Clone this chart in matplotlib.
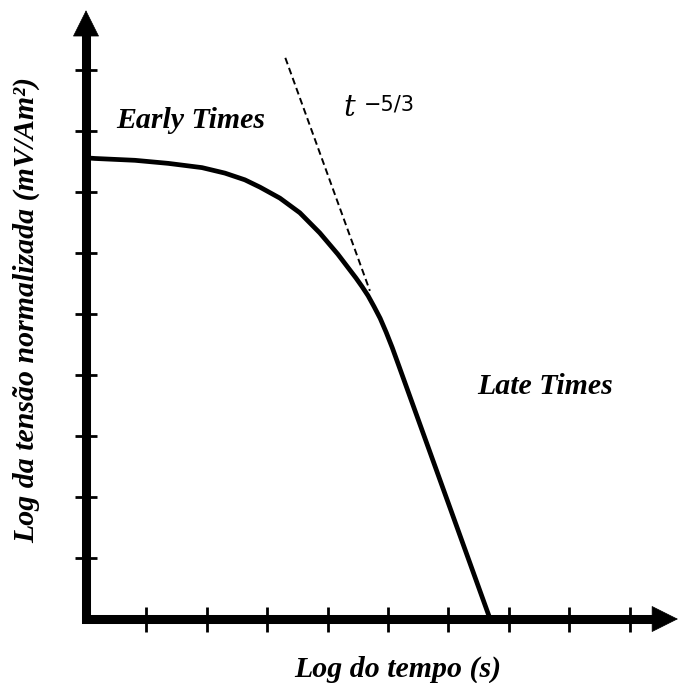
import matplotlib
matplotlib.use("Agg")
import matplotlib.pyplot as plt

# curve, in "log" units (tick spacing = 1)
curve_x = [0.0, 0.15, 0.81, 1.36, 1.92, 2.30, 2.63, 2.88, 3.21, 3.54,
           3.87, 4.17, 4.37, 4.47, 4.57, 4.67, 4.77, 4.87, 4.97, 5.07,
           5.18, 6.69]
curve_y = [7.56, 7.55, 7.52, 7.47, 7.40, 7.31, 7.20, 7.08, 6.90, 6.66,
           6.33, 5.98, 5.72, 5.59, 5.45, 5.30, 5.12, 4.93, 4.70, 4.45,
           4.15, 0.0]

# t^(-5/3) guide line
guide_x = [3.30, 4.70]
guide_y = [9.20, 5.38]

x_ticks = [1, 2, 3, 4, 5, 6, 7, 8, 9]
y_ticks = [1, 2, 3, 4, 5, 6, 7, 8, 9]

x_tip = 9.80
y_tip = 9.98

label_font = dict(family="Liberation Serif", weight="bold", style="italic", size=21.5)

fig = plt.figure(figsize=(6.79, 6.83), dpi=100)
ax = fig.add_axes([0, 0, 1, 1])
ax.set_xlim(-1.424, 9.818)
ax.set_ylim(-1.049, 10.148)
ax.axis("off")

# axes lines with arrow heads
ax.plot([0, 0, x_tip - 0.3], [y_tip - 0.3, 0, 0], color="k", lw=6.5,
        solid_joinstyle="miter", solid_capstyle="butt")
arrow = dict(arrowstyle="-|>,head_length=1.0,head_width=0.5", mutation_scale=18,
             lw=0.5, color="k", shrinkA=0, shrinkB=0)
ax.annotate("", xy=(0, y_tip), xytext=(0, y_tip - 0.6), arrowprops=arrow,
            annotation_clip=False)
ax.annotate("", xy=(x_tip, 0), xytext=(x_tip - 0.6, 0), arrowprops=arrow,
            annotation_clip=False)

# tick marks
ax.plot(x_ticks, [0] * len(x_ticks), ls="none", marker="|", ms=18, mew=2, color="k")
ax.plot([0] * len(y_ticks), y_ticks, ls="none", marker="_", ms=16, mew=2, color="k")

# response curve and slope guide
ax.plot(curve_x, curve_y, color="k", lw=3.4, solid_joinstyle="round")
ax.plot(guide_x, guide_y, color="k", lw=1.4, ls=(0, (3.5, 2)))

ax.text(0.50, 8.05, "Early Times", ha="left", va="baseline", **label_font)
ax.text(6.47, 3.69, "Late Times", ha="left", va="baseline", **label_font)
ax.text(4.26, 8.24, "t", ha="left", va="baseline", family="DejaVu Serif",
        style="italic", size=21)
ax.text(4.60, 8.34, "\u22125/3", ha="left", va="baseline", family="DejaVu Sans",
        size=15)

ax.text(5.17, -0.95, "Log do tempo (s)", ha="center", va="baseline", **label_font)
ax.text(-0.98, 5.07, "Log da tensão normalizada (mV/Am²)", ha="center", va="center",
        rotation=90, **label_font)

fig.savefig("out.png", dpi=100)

* _Directive_
Output the material word for word, omitting its pictures.

* _Task solution_
Clone this chart in matplotlib.
import matplotlib
matplotlib.use("Agg")
import matplotlib.pyplot as plt

# curve, in "log" units (tick spacing = 1)
curve_x = [0.0, 0.15, 0.81, 1.36, 1.92, 2.30, 2.63, 2.88, 3.21, 3.54,
           3.87, 4.17, 4.37, 4.47, 4.57, 4.67, 4.77, 4.87, 4.97, 5.07,
           5.18, 6.69]
curve_y = [7.56, 7.55, 7.52, 7.47, 7.40, 7.31, 7.20, 7.08, 6.90, 6.66,
           6.33, 5.98, 5.72, 5.59, 5.45, 5.30, 5.12, 4.93, 4.70, 4.45,
           4.15, 0.0]

# t^(-5/3) guide line
guide_x = [3.30, 4.70]
guide_y = [9.20, 5.38]

x_ticks = [1, 2, 3, 4, 5, 6, 7, 8, 9]
y_ticks = [1, 2, 3, 4, 5, 6, 7, 8, 9]

x_tip = 9.80
y_tip = 9.98

label_font = dict(family="Liberation Serif", weight="bold", style="italic", size=21.5)

fig = plt.figure(figsize=(6.79, 6.83), dpi=100)
ax = fig.add_axes([0, 0, 1, 1])
ax.set_xlim(-1.424, 9.818)
ax.set_ylim(-1.049, 10.148)
ax.axis("off")

# axes lines with arrow heads
ax.plot([0, 0, x_tip - 0.3], [y_tip - 0.3, 0, 0], color="k", lw=6.5,
        solid_joinstyle="miter", solid_capstyle="butt")
arrow = dict(arrowstyle="-|>,head_length=1.0,head_width=0.5", mutation_scale=18,
             lw=0.5, color="k", shrinkA=0, shrinkB=0)
ax.annotate("", xy=(0, y_tip), xytext=(0, y_tip - 0.6), arrowprops=arrow,
            annotation_clip=False)
ax.annotate("", xy=(x_tip, 0), xytext=(x_tip - 0.6, 0), arrowprops=arrow,
            annotation_clip=False)

# tick marks
ax.plot(x_ticks, [0] * len(x_ticks), ls="none", marker="|", ms=18, mew=2, color="k")
ax.plot([0] * len(y_ticks), y_ticks, ls="none", marker="_", ms=16, mew=2, color="k")

# response curve and slope guide
ax.plot(curve_x, curve_y, color="k", lw=3.4, solid_joinstyle="round")
ax.plot(guide_x, guide_y, color="k", lw=1.4, ls=(0, (3.5, 2)))

ax.text(0.50, 8.05, "Early Times", ha="left", va="baseline", **label_font)
ax.text(6.47, 3.69, "Late Times", ha="left", va="baseline", **label_font)
ax.text(4.26, 8.24, "t", ha="left", va="baseline", family="DejaVu Serif",
        style="italic", size=21)
ax.text(4.60, 8.34, "\u22125/3", ha="left", va="baseline", family="DejaVu Sans",
        size=15)

ax.text(5.17, -0.95, "Log do tempo (s)", ha="center", va="baseline", **label_font)
ax.text(-0.98, 5.07, "Log da tensão normalizada (mV/Am²)", ha="center", va="center",
        rotation=90, **label_font)

fig.savefig("out.png", dpi=100)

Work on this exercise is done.